Alliance Health is the managed care organization for publicly funded behavioral health care services for the people of Cumberland, Durham, Johnston, Orange and Wake counties in central North Carolina as well as Mecklenburg County.
Alliance will begin operating as a Tailored Plan in the coming months as part of North Carolina’s Medicaid transformation. In that role, Alliance will manage all the health care needs – physical, behavioral and pharmaceutical – for individuals with severe mental illnesses, substance use disorders, or long-term care needs including intellectual/developmental disability and traumatic brain injury.
Addiction to heroin and other illegal opioids as well as misuse of prescription pain medications is a national crisis that has led to increased opioid overdose deaths. In North Carolina, Alliance is at the forefront of efforts to help stem the tide.
When our data analytics, utilization management and peer case reviews identified a pattern of risky prescribing of benzodiazepines and opioids, we worked with our providers to design and implement a set of tiered responses that aligns closely with the state’s plan to reduce prescription drug misuse.
Other actions we have taken include:
- We offer ongoing technical assistance for members of our provider network and provide education on appropriate best practice prescribing guidelines and how to assess and effectively treat opioid use disorders.
- We work with local pharmacists to understand opioid addiction as a chronic, preventable and treatable disease, and to increase awareness of the risk of opioids and possible drug interactions.
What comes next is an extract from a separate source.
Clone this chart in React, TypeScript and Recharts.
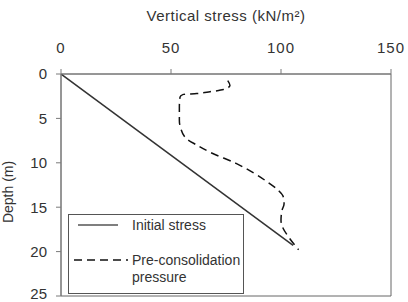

We also initiate conversations with them about offering naloxone to people identified as high-risk for opioid overdose.
- We invested $100,000 to supply naloxone free of charge to community providers as well as consumers with known addictions and their families, along with education on how to use it. This included $25,000 to supply our Crisis and Assessment Center in Wake County. We also began including instruction in the use of naloxone in our Crisis Intervention Team training for law enforcement officers and other first responders. We supplied naloxone to the Wake County Sheriff’s Office and to TASC, a program in Cumberland County that works with people whose substance use or mental health problems have put them at risk for chronic involvement with the justice system.